Other errors have worked more positively. In 2000 Australian customs officers seized 250lb of black cocaine after they became suspicious of crates labelled “arganick” fertiliser. If the shipper could not spell organic, thought one officer, something else might be amiss.
It is not even beyond the bounds of possibility that a spelling error could alter the course of history. In the present power struggle in Ukraine, one candidate for the presidency has mocked his rival for being unable to spell the word professor. In 1992 the American vice-president Dan Quayle famously misspelt potato. Would you vote for someone who cannot spell? The Labour government certainly believes spelling to be important and in 2001 it dispatched to schools a list of 700 words that every pupil ought to know how to spell. It included such treacherous entries as embarrass, accommodation and onomatopoeia.

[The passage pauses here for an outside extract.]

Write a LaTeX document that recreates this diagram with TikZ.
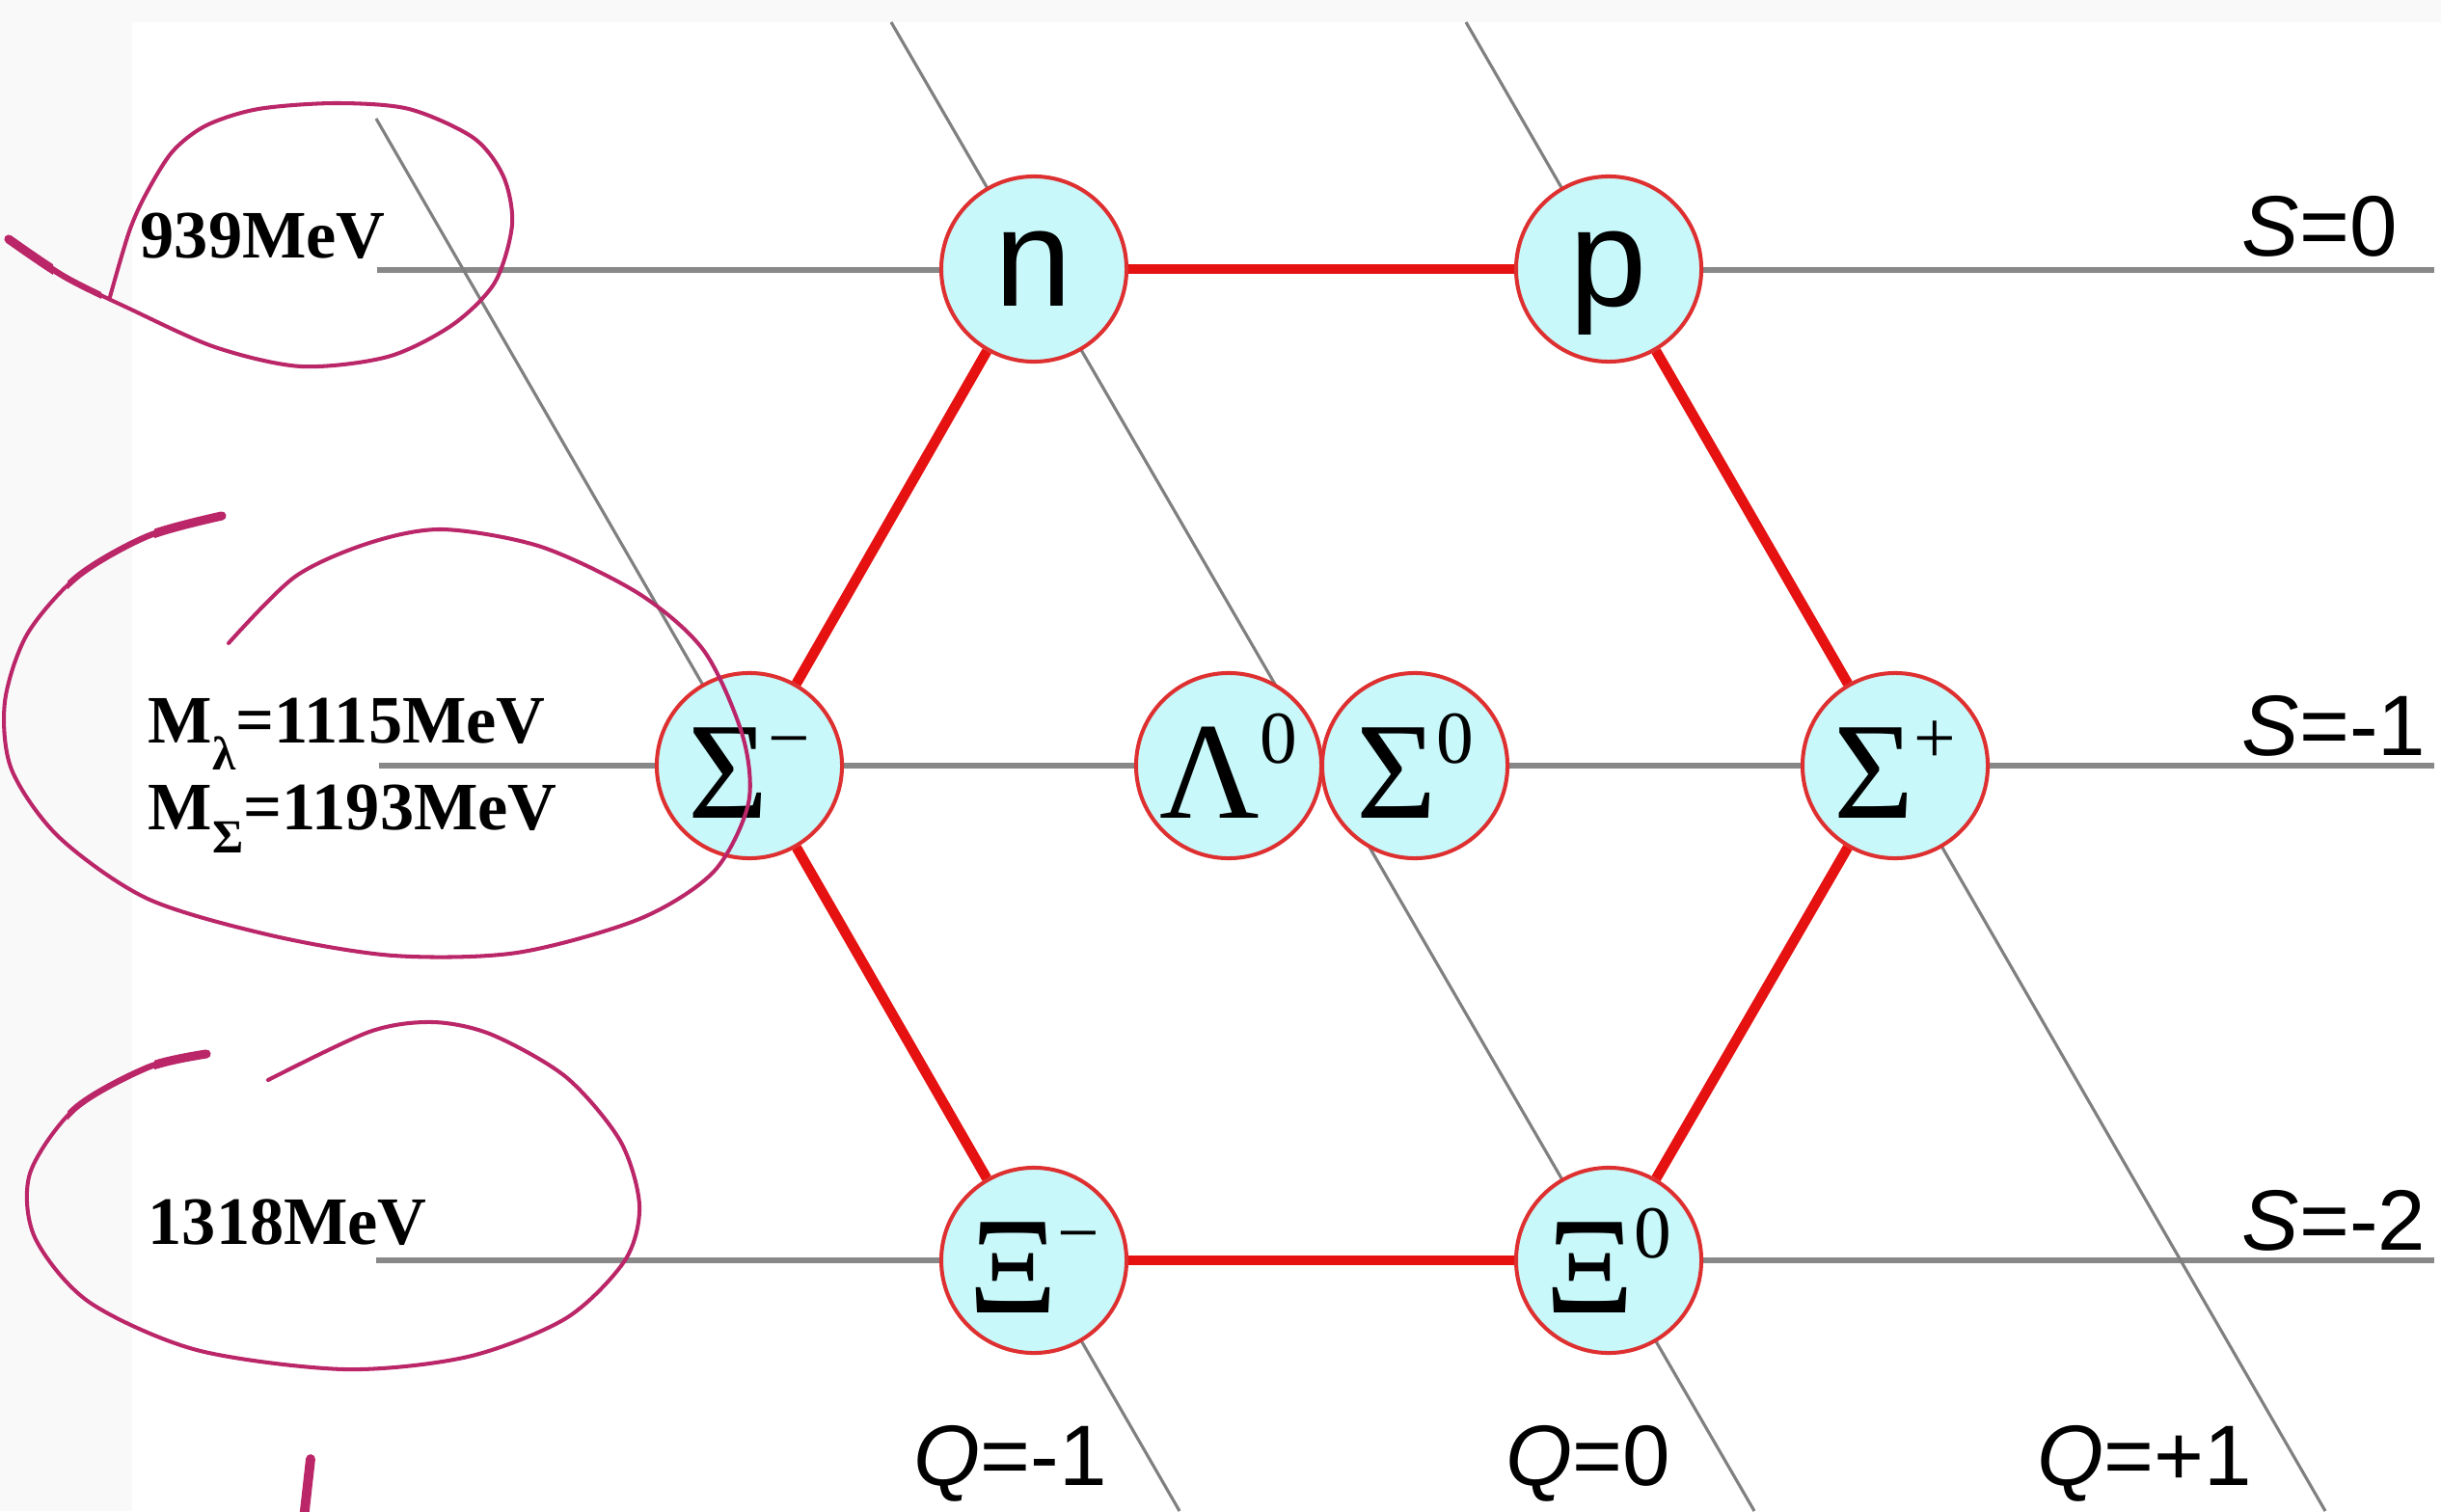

Though almost a quarter of children still leave school unable to read or write properly, the drive to improve literacy has pushed up standards. Certainly many children are now better spellers than the education department civil servant who sent out 48,000 posters promoting literacy. They had to be withdrawn, at a cost of £6,000, because they contained two spelling errors.
So that’s settled: proper spelling is important and errors are troublesome. Except that it’s not so simple. English is a living, breeding, mutating language and deciding where proper spelling begins and ends is far from easy.
As Andrew Jackson, US president from 1829 to 1837, once said: “It is a damn poor mind that can think of only one way to spell a word.” Over the years some words have been left with alternative forms and others with unnecessary oddities. Take the “b” in debt. Though the word originates from the Latin debere, it comes via the Old French dette. Do we really need that awkward, silent “b” that was put back in later? As Wells points out: “Our spelling comes from a variety of etymological roots, sheer cussedness and sad accidents of history.”
The word scissors, for example, started out as sisoures and moved through sisours, sycers and other forms before ending up where it is today. Somehow a “c” (s)nipped in near the beginning. Even Shakespeare’s name has had different spellings at different times, from Shakspere to Shaxberd.
The result is a complicated system in which the same letter can have different sounds, while same-sounding words can have different meanings. Such talent for linguistic fecundity is still with us, helping the language evolve — but also keeping alive campaigns to have the spelling system simplified.
George Bernard Shaw was so infuriated by English that he suggested starting again with a new alphabet. And in fact in the 1960s campaigners persuaded the government to run a pilot project in primary schools using a modified alphabet.
“It worked well, but the government terminated it after a couple of years,” said John Gledhill, membership “secretery” of the Simplified Spelling Society. He claims that countries with simple spelling, such as Italy and Spain, have high rates of literacy, while English-speaking countries generally have some of the worst.
The society believes we should adopt a more phonetic approach and declares that it is “werking for pland chanje in english spelling for the bennefit of lerners and uzers evrywair”.
Although wholesale reform might seem a mountainous task, it does occasionally happen. The most striking example is that of Turkey, which scrapped Arabic script and adopted the Latin alphabet. The Dutch, too, have tried to simplify what they splendidly call “bastaardwoorden” borrowed from other languages; and the French have had a crack at reforming plurals and circumflexes.